Sadeq Naseri (Afghanistan) produced an audio documentary on child
labour in Karachi.
Ambassador of Switzerland to Pakistan Marc P George, Director
UN Information Centre Vittorio Cammarota, diplomats as well as the
characters of the documentaries were present on the occasion. A day
earlier, the Swiss Consul General Philippe Crevoisier hosted the
closing ceremony of this training at his residence, which was also
attended by filmmakers and film enthusiasts.
In his comments Marc P. George, Ambassador of Switzerland in
Pakistan said: “The Swiss government is proud to offer this unique
opportunity to enhance dialogue and professional relations between
young Pakistani and Afghan documentary makers by developing common
projects with the support of professionals.”

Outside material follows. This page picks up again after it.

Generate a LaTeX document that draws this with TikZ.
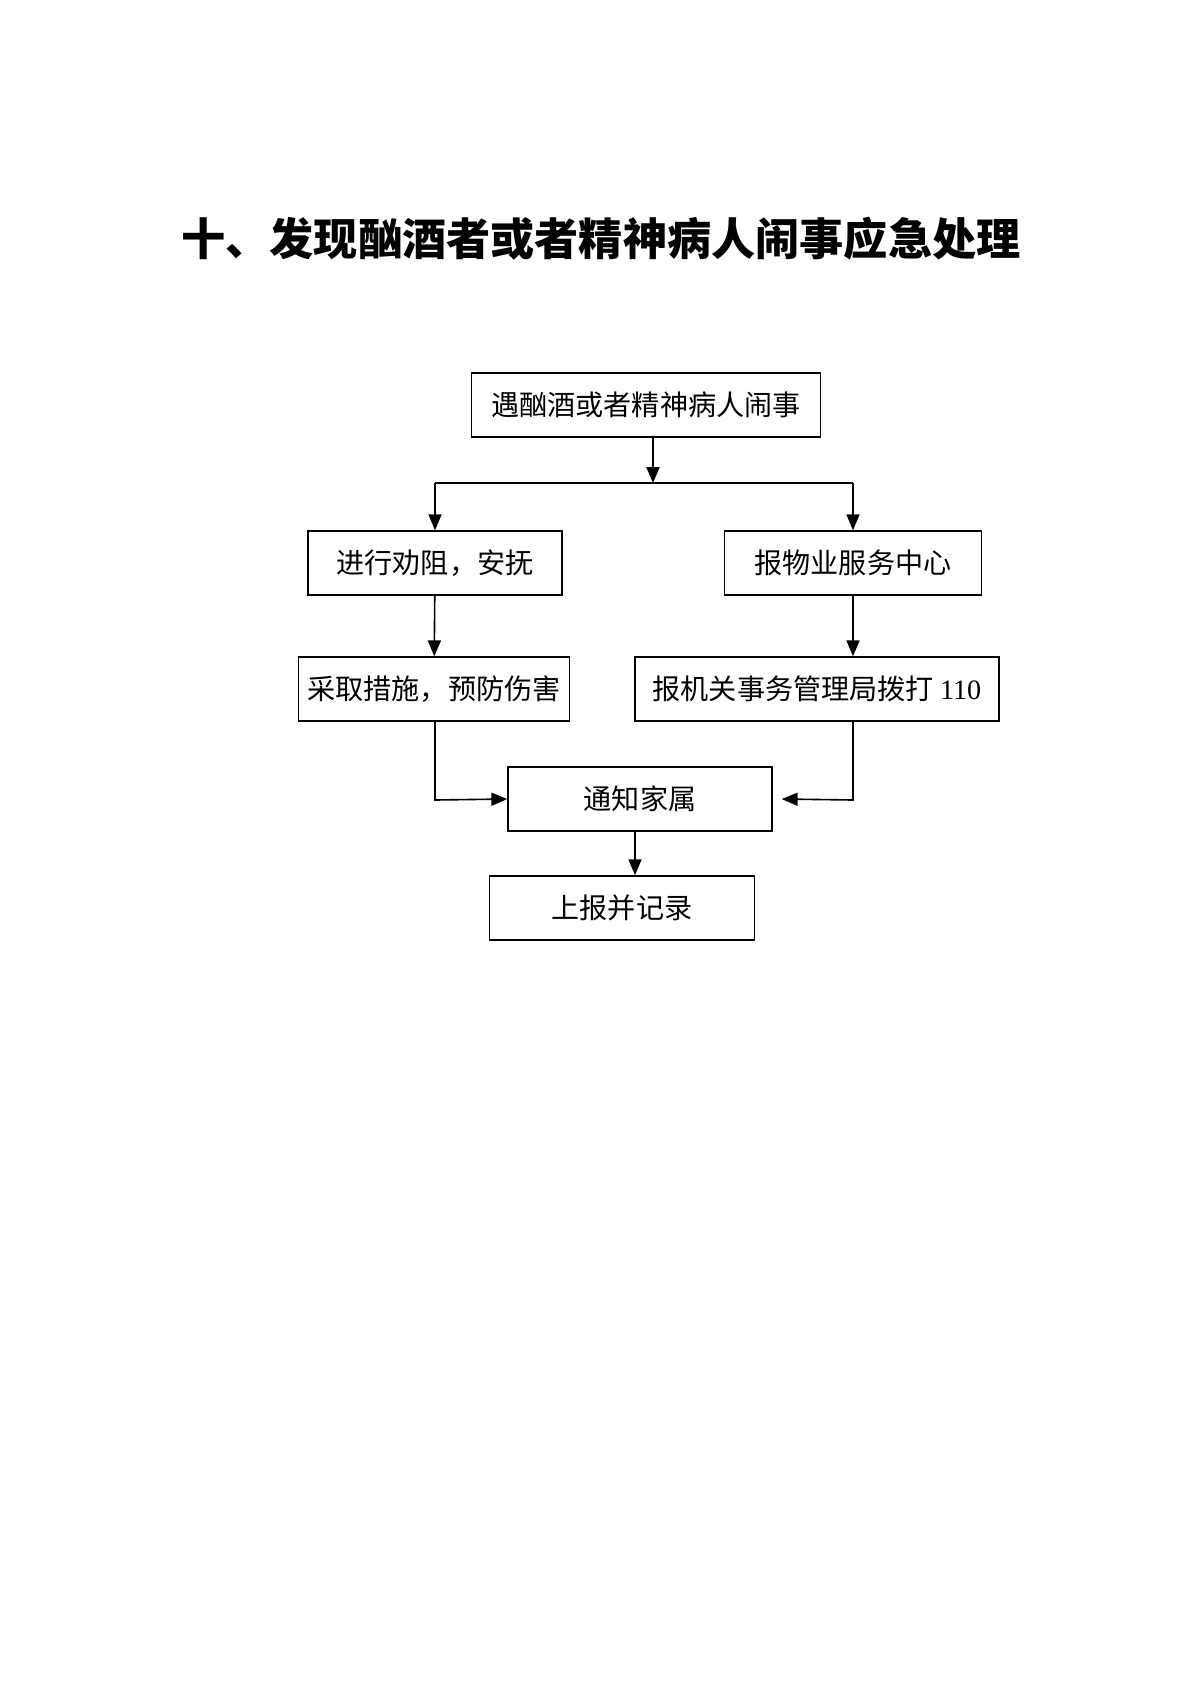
\documentclass[tikz,border=0pt]{standalone}
\usepackage{fontspec}
\setmainfont{Liberation Serif}
\newfontfamily\cjk{Noto Sans CJK SC}
\usetikzlibrary{arrows,positioning,calc}
\tikzstyle{box} = [draw=black,line width=0.8pt,inner sep=0pt,minimum height=64*0.0175cm,font=\cjk\fontsize{14}{16}\selectfont]
\tikzstyle{darrow} = [>=triangle 45,->,line width=0.8pt]
\tikzstyle{line} = [line width=0.8pt]

\begin{document}
\begin{tikzpicture}[x=0.0175cm,y=-0.0175cm]
    \useasboundingbox (0,0) rectangle (1200,1698);
    \node[font=\cjk\bfseries\fontsize{22}{25}\selectfont] (title) at (601,239) {十、发现酗酒者或者精神病人闹事应急处理};

    % boxes
    \node[box,minimum width=349*0.0175cm] (start) at (646,405) {遇酗酒或者精神病人闹事};
    \node[box,minimum width=254*0.0175cm] (calm) at (435,563) {进行劝阻，安抚};
    \node[box,minimum width=257*0.0175cm] (report) at (853,563) {报物业服务中心};
    \node[box,minimum width=271*0.0175cm] (protect) at (434,689) {采取措施，预防伤害};
    \node[box,minimum width=364*0.0175cm] (police) at (817,689) {报机关事务管理局拨打 {\rmfamily 110}};
    \node[box,minimum width=264*0.0175cm] (family) at (640,799) {通知家属};
    \node[box,minimum width=265*0.0175cm] (record) at (622,908) {上报并记录};

    % arrows
    \coordinate (split) at (653,483);
    \coordinate (mid) at (635,0);
    \draw[darrow] (start.south -| split) -- (split);
    \draw[line] (435,483) -- (853,483);
    \draw[darrow] (split -| calm) -- (calm.north);
    \draw[darrow] (split -| report) -- (report.north);
    \draw[darrow] (calm) -- (protect);
    \draw[darrow] (report) -- (report |- police.north);
    \draw[darrow] (protect.south -| calm) -- (435,800) -- (family.west);
    \draw[darrow] (police.south -| report) -- (853,800) -- ($(family.east)+(9,0)$);
    \draw[darrow] (family.south -| mid) -- (record.north -| mid);
\end{tikzpicture}
\end{document}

Vittorio Cammarota, Director UN Information Centre said: “This
training programme refelcts the three pillars of the United Nations:
human rights, peace and security, and socio-economic development. We
brought filmmakers from Afghanistan and Pakistan to work on
documentaries on human rights with a focus on children and
minorities.
This training programme was a concrete excercise of
peacebuilding and a great opportunity for promoting freedom of
expression.”
Kamal Siddiqi, Director Centre for Excellence in Journalism
said: “We are happy to host such an exercise. It is our aim to make
CEJ a regional Centre for excellence in Journalism and we are
excited at the prospect of having journalists from Afghanistan and
Pakistan come together and collaborate in this manner at our state-
of-the-art facilities.
Such an initiative will help build bridges of understanding
between our two countries and we hope to conduct more such exercises
in the future too.”
Caroline Vuillemin, CEO Fondation Hirondelle said: “This
training was an exciting opportunity to marry capacity building and
production for the participants. The Fondation Hirondelle experts
worked with a mixed team that brought new angles and rich inputs to
the stories and produced unique documentaries.